**TASK DETAILS:** Render the material again word for word, skipping the pictures in it.

**RECORDS SUPPLIED:**
= = =

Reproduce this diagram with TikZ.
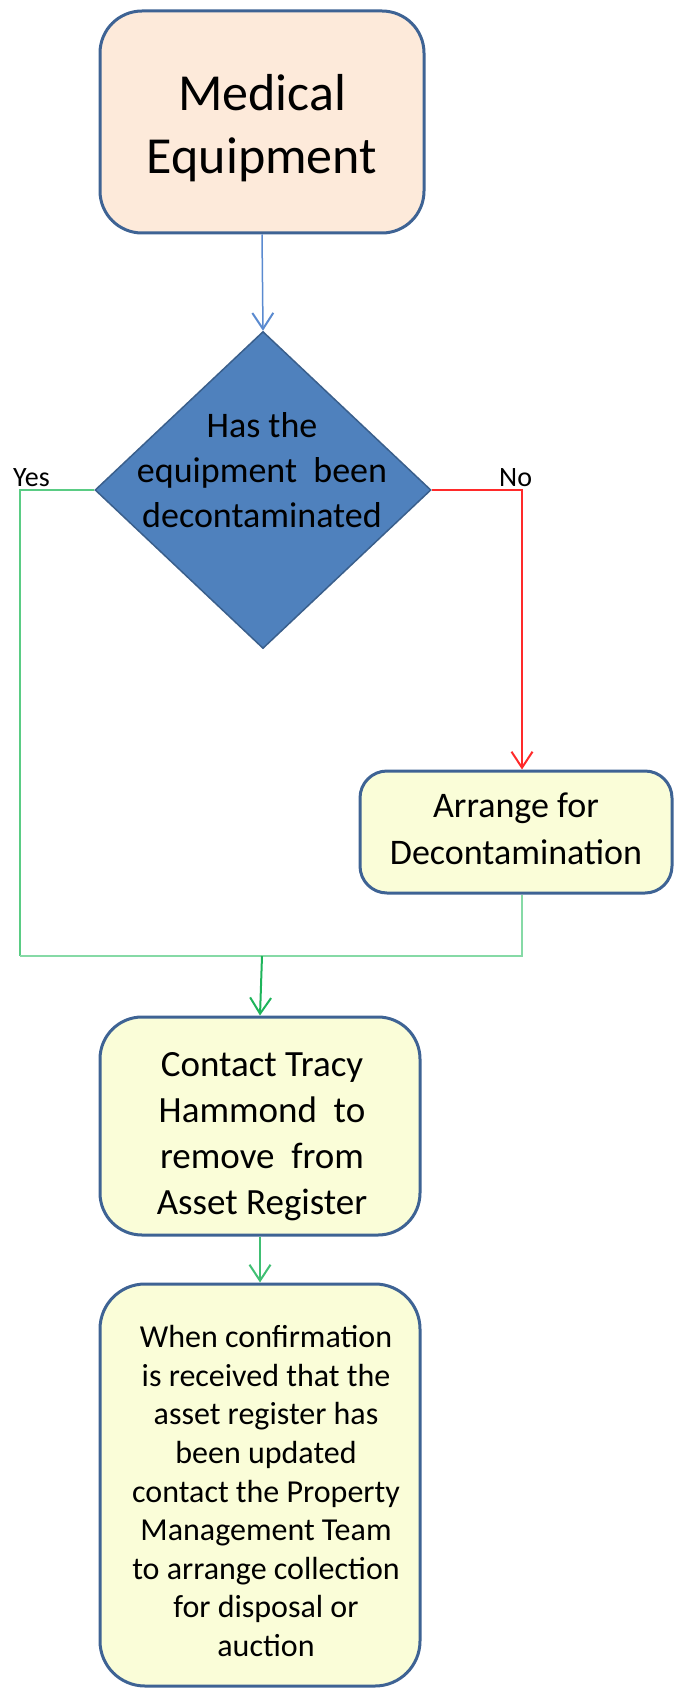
\documentclass[tikz,border=0pt]{standalone}
\usepackage{fontspec}
\setmainfont{Carlito}
\usetikzlibrary{shapes.geometric,arrows.meta}
\definecolor{peach}{HTML}{FDEADA}
\definecolor{boxborder}{HTML}{3E6394}
\definecolor{dfill}{HTML}{4F81BD}
\definecolor{dborder}{HTML}{3A5F8C}
\definecolor{pale}{HTML}{FAFDD8}
\definecolor{bluearrow}{HTML}{5A8AD0}
\definecolor{redline}{HTML}{FF2A2A}
\definecolor{greenline}{HTML}{5ACC84}
\definecolor{greenlight}{HTML}{86DAA6}
\definecolor{greenarrow}{HTML}{1EB45A}
\tikzset{
  flowbox/.style={draw=boxborder, line width=3pt, fill=pale, inner sep=0pt},
  txt/.style={align=center, inner sep=0pt, text=black},
  conn/.style={line width=2pt},
  tip/.style={-{Straight Barb[length=16pt,width=21pt,line width=2pt]}},
}
\begin{document}
\begin{tikzpicture}[x=1pt,y=-1pt]
\useasboundingbox (0,0) rectangle (674,1688);
% boxes
\node[flowbox, fill=peach, minimum width=324pt, minimum height=222pt, rounded corners=42pt] (b1) at (262,122) {};
\node[txt, font=\fontsize{52}{63}\selectfont] (t1) at (262,128) {Medical\\Equipment};
\node[diamond, draw=dborder, line width=1.5pt, fill=dfill, minimum width=336pt, minimum height=317pt, inner sep=0pt] (dec) at (263,490) {};
\node[txt, font=\fontsize{36}{45}\selectfont] (dt) at (262,470) {Has the\\equipment\ \ been\\decontaminated};
\node[flowbox, minimum width=312pt, minimum height=122pt, rounded corners=27pt] (b2) at (516,832) {};
\node[txt, font=\fontsize{36}{47}\selectfont] (t2) at (516,829) {Arrange for\\Decontamination};
\node[flowbox, minimum width=320pt, minimum height=218pt, rounded corners=42pt] (b3) at (260,1126) {};
\node[txt, font=\fontsize{37}{46}\selectfont] (t3) at (262,1137) {Contact Tracy\\Hammond\ \ to\\remove\ \ from\\Asset Register};
\node[flowbox, minimum width=320pt, minimum height=402pt, rounded corners=45pt] (b4) at (260,1485) {};
\node[txt, font=\fontsize{32}{38.6}\selectfont] (t4) at (266,1491) {When confirmation\\is received that the\\asset register has\\been updated\\contact the Property\\Management Team\\to arrange collection\\for disposal or\\auction};
% labels
\node[inner sep=0pt, anchor=base west, font=\fontsize{28}{32}\selectfont] (yes) at (13,486) {Yes};
\node[inner sep=0pt, anchor=base west, font=\fontsize{28}{32}\selectfont] (no) at (499,486) {No};
% coordinates
\coordinate (yc) at (20,956);
\coordinate (mc) at (262,956);
\coordinate (nc) at (522,956);
% connectors
\draw[conn, draw=bluearrow, tip, line width=1.5pt] (b1.south) -- (dec.north);
\draw[conn, draw=redline, tip] (dec.east) -| (nc |- b2.north);
\draw[conn, draw=greenline] (dec.west) -| (yc);
\draw[conn, draw=greenlight] (yc) -- (nc) -- (nc |- b2.south);
\draw[conn, draw=greenarrow, tip] (mc) -- (b3.north);
\draw[conn, draw=greenarrow!85!white, tip] (b3.south) -- (b4.north);
\end{tikzpicture}
\end{document}
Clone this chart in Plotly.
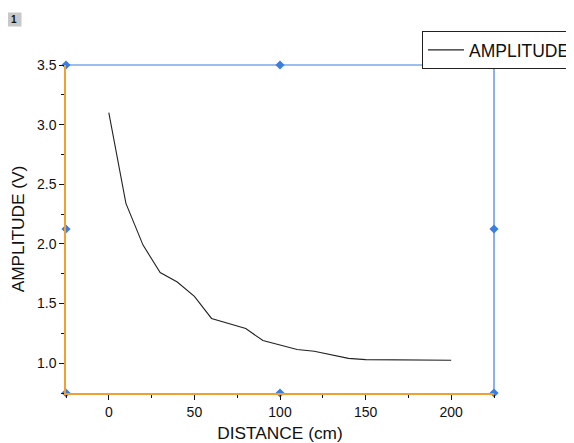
import plotly.graph_objects as go

distance = [0, 10, 20, 30, 40, 50, 60, 70, 80, 90, 100, 110, 120, 130, 140, 150, 160, 170, 180, 190, 200]
amplitude = [3.10, 2.34, 1.99, 1.76, 1.68, 1.56, 1.375, 1.33, 1.29, 1.19, 1.15, 1.115, 1.10, 1.07, 1.04, 1.03, 1.03, 1.03, 1.03, 1.028, 1.025]

x_range = [-25, 225]
y_range = [0.75, 3.5]
x_ticks = [0, 50, 100, 150, 200]
y_ticks = [1.0, 1.5, 2.0, 2.5, 3.0, 3.5]

FONT = "Liberation Sans, Arial, sans-serif"
ORANGE = "#F0A030"
BLUE = "#3A7FE0"

# page body has an 8px default margin: figure is offset by (8, 8)
OFF = 8
W, H = 574, 443 - OFF
ML, MR, MT, MB = 66 - OFF, 574 + OFF - 494, 65 - OFF, 50
pw = W - ML - MR
ph = H - MT - MB


def px_x(px):
    return (px - OFF - ML) / pw


def px_y(py):
    return (H - MB - (py - OFF)) / ph


fig = go.Figure()
fig.add_trace(go.Scatter(
    x=distance, y=amplitude, mode="lines", name="AMPLITUDE",
    line=dict(color="#222222", width=1.1),
))

# selection handles (overlay axes in [0,1])
hx = [0, 0.5, 1, 0, 1, 0, 0.5, 1]
hy = [0, 0, 0, 0.5, 0.5, 1, 1, 1]
fig.add_trace(go.Scatter(
    x=hx, y=hy, xaxis="x2", yaxis="y2", mode="markers", showlegend=False,
    marker=dict(symbol="diamond", size=7, color=BLUE, line=dict(width=0)),
    cliponaxis=False, hoverinfo="skip",
))

fig.update_layout(
    width=W, height=H,
    margin=dict(l=ML, r=MR, t=MT, b=MB, autoexpand=False),
    paper_bgcolor="white", plot_bgcolor="white",
    font=dict(family=FONT, color="#111111"),
    showlegend=True,
    legend=dict(
        x=px_x(422), y=px_y(31), xanchor="left", yanchor="top",
        bordercolor="#222222", borderwidth=1, bgcolor="white",
        font=dict(size=17.5, family=FONT, color="#111111"),
        tracegroupgap=0, itemwidth=36,
    ),
    xaxis=dict(
        range=x_range, tickvals=x_ticks, showgrid=False, zeroline=False,
        showline=True, linecolor=ORANGE, linewidth=1.5, mirror=False,
        ticks="outside", ticklen=5, tickcolor="#111111", tickwidth=1,
        minor=dict(dtick=25, ticks="outside", ticklen=3, tickcolor="#111111", showgrid=False),
        tickfont=dict(size=14, family=FONT),
        title=dict(text="DISTANCE (cm)", font=dict(size=17.3, family=FONT), standoff=11),
    ),
    yaxis=dict(
        range=y_range, tickvals=y_ticks, ticktext=["1.0", "1.5", "2.0", "2.5", "3.0", "3.5"],
        showgrid=False, zeroline=False,
        showline=True, linecolor=ORANGE, linewidth=1.5, mirror=False,
        ticks="outside", ticklen=5, tickcolor="#111111", tickwidth=1,
        minor=dict(dtick=0.25, ticks="outside", ticklen=3, tickcolor="#111111", showgrid=False),
        tickfont=dict(size=14, family=FONT),
        title=dict(text="AMPLITUDE (V)", font=dict(size=17.3, family=FONT), standoff=9),
    ),
    xaxis2=dict(overlaying="x", range=[0, 1], visible=False, fixedrange=True),
    yaxis2=dict(overlaying="y", range=[0, 1], visible=False, fixedrange=True),
    shapes=[
        dict(type="line", xref="paper", yref="paper", x0=0, x1=1, y0=1, y1=1,
             line=dict(color=BLUE, width=1.2)),
        dict(type="line", xref="paper", yref="paper", x0=1, x1=1, y0=0, y1=1,
             line=dict(color=BLUE, width=1.2)),
    ],
    annotations=[
        dict(text="<b>1</b>", x=px_x(14), y=px_y(19), xref="paper", yref="paper",
             xanchor="center", yanchor="middle",
             showarrow=False, font=dict(size=10, family=FONT, color="#111111"),
             bgcolor="#C8C8C8", borderpad=2, width=10, height=9),
    ],
)

fig.write_html("out.html")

= = =

**SOLUTION TO THE EXERCISE:**
Reproduce this diagram with TikZ.
\documentclass[tikz,border=0pt]{standalone}
\usepackage{fontspec}
\setmainfont{Carlito}
\usetikzlibrary{shapes.geometric,arrows.meta}
\definecolor{peach}{HTML}{FDEADA}
\definecolor{boxborder}{HTML}{3E6394}
\definecolor{dfill}{HTML}{4F81BD}
\definecolor{dborder}{HTML}{3A5F8C}
\definecolor{pale}{HTML}{FAFDD8}
\definecolor{bluearrow}{HTML}{5A8AD0}
\definecolor{redline}{HTML}{FF2A2A}
\definecolor{greenline}{HTML}{5ACC84}
\definecolor{greenlight}{HTML}{86DAA6}
\definecolor{greenarrow}{HTML}{1EB45A}
\tikzset{
  flowbox/.style={draw=boxborder, line width=3pt, fill=pale, inner sep=0pt},
  txt/.style={align=center, inner sep=0pt, text=black},
  conn/.style={line width=2pt},
  tip/.style={-{Straight Barb[length=16pt,width=21pt,line width=2pt]}},
}
\begin{document}
\begin{tikzpicture}[x=1pt,y=-1pt]
\useasboundingbox (0,0) rectangle (674,1688);
% boxes
\node[flowbox, fill=peach, minimum width=324pt, minimum height=222pt, rounded corners=42pt] (b1) at (262,122) {};
\node[txt, font=\fontsize{52}{63}\selectfont] (t1) at (262,128) {Medical\\Equipment};
\node[diamond, draw=dborder, line width=1.5pt, fill=dfill, minimum width=336pt, minimum height=317pt, inner sep=0pt] (dec) at (263,490) {};
\node[txt, font=\fontsize{36}{45}\selectfont] (dt) at (262,470) {Has the\\equipment\ \ been\\decontaminated};
\node[flowbox, minimum width=312pt, minimum height=122pt, rounded corners=27pt] (b2) at (516,832) {};
\node[txt, font=\fontsize{36}{47}\selectfont] (t2) at (516,829) {Arrange for\\Decontamination};
\node[flowbox, minimum width=320pt, minimum height=218pt, rounded corners=42pt] (b3) at (260,1126) {};
\node[txt, font=\fontsize{37}{46}\selectfont] (t3) at (262,1137) {Contact Tracy\\Hammond\ \ to\\remove\ \ from\\Asset Register};
\node[flowbox, minimum width=320pt, minimum height=402pt, rounded corners=45pt] (b4) at (260,1485) {};
\node[txt, font=\fontsize{32}{38.6}\selectfont] (t4) at (266,1491) {When confirmation\\is received that the\\asset register has\\been updated\\contact the Property\\Management Team\\to arrange collection\\for disposal or\\auction};
% labels
\node[inner sep=0pt, anchor=base west, font=\fontsize{28}{32}\selectfont] (yes) at (13,486) {Yes};
\node[inner sep=0pt, anchor=base west, font=\fontsize{28}{32}\selectfont] (no) at (499,486) {No};
% coordinates
\coordinate (yc) at (20,956);
\coordinate (mc) at (262,956);
\coordinate (nc) at (522,956);
% connectors
\draw[conn, draw=bluearrow, tip, line width=1.5pt] (b1.south) -- (dec.north);
\draw[conn, draw=redline, tip] (dec.east) -| (nc |- b2.north);
\draw[conn, draw=greenline] (dec.west) -| (yc);
\draw[conn, draw=greenlight] (yc) -- (nc) -- (nc |- b2.south);
\draw[conn, draw=greenarrow, tip] (mc) -- (b3.north);
\draw[conn, draw=greenarrow!85!white, tip] (b3.south) -- (b4.north);
\end{tikzpicture}
\end{document}
Clone this chart in Plotly.
import plotly.graph_objects as go

distance = [0, 10, 20, 30, 40, 50, 60, 70, 80, 90, 100, 110, 120, 130, 140, 150, 160, 170, 180, 190, 200]
amplitude = [3.10, 2.34, 1.99, 1.76, 1.68, 1.56, 1.375, 1.33, 1.29, 1.19, 1.15, 1.115, 1.10, 1.07, 1.04, 1.03, 1.03, 1.03, 1.03, 1.028, 1.025]

x_range = [-25, 225]
y_range = [0.75, 3.5]
x_ticks = [0, 50, 100, 150, 200]
y_ticks = [1.0, 1.5, 2.0, 2.5, 3.0, 3.5]

FONT = "Liberation Sans, Arial, sans-serif"
ORANGE = "#F0A030"
BLUE = "#3A7FE0"

# page body has an 8px default margin: figure is offset by (8, 8)
OFF = 8
W, H = 574, 443 - OFF
ML, MR, MT, MB = 66 - OFF, 574 + OFF - 494, 65 - OFF, 50
pw = W - ML - MR
ph = H - MT - MB


def px_x(px):
    return (px - OFF - ML) / pw


def px_y(py):
    return (H - MB - (py - OFF)) / ph


fig = go.Figure()
fig.add_trace(go.Scatter(
    x=distance, y=amplitude, mode="lines", name="AMPLITUDE",
    line=dict(color="#222222", width=1.1),
))

# selection handles (overlay axes in [0,1])
hx = [0, 0.5, 1, 0, 1, 0, 0.5, 1]
hy = [0, 0, 0, 0.5, 0.5, 1, 1, 1]
fig.add_trace(go.Scatter(
    x=hx, y=hy, xaxis="x2", yaxis="y2", mode="markers", showlegend=False,
    marker=dict(symbol="diamond", size=7, color=BLUE, line=dict(width=0)),
    cliponaxis=False, hoverinfo="skip",
))

fig.update_layout(
    width=W, height=H,
    margin=dict(l=ML, r=MR, t=MT, b=MB, autoexpand=False),
    paper_bgcolor="white", plot_bgcolor="white",
    font=dict(family=FONT, color="#111111"),
    showlegend=True,
    legend=dict(
        x=px_x(422), y=px_y(31), xanchor="left", yanchor="top",
        bordercolor="#222222", borderwidth=1, bgcolor="white",
        font=dict(size=17.5, family=FONT, color="#111111"),
        tracegroupgap=0, itemwidth=36,
    ),
    xaxis=dict(
        range=x_range, tickvals=x_ticks, showgrid=False, zeroline=False,
        showline=True, linecolor=ORANGE, linewidth=1.5, mirror=False,
        ticks="outside", ticklen=5, tickcolor="#111111", tickwidth=1,
        minor=dict(dtick=25, ticks="outside", ticklen=3, tickcolor="#111111", showgrid=False),
        tickfont=dict(size=14, family=FONT),
        title=dict(text="DISTANCE (cm)", font=dict(size=17.3, family=FONT), standoff=11),
    ),
    yaxis=dict(
        range=y_range, tickvals=y_ticks, ticktext=["1.0", "1.5", "2.0", "2.5", "3.0", "3.5"],
        showgrid=False, zeroline=False,
        showline=True, linecolor=ORANGE, linewidth=1.5, mirror=False,
        ticks="outside", ticklen=5, tickcolor="#111111", tickwidth=1,
        minor=dict(dtick=0.25, ticks="outside", ticklen=3, tickcolor="#111111", showgrid=False),
        tickfont=dict(size=14, family=FONT),
        title=dict(text="AMPLITUDE (V)", font=dict(size=17.3, family=FONT), standoff=9),
    ),
    xaxis2=dict(overlaying="x", range=[0, 1], visible=False, fixedrange=True),
    yaxis2=dict(overlaying="y", range=[0, 1], visible=False, fixedrange=True),
    shapes=[
        dict(type="line", xref="paper", yref="paper", x0=0, x1=1, y0=1, y1=1,
             line=dict(color=BLUE, width=1.2)),
        dict(type="line", xref="paper", yref="paper", x0=1, x1=1, y0=0, y1=1,
             line=dict(color=BLUE, width=1.2)),
    ],
    annotations=[
        dict(text="<b>1</b>", x=px_x(14), y=px_y(19), xref="paper", yref="paper",
             xanchor="center", yanchor="middle",
             showarrow=False, font=dict(size=10, family=FONT, color="#111111"),
             bgcolor="#C8C8C8", borderpad=2, width=10, height=9),
    ],
)

fig.write_html("out.html")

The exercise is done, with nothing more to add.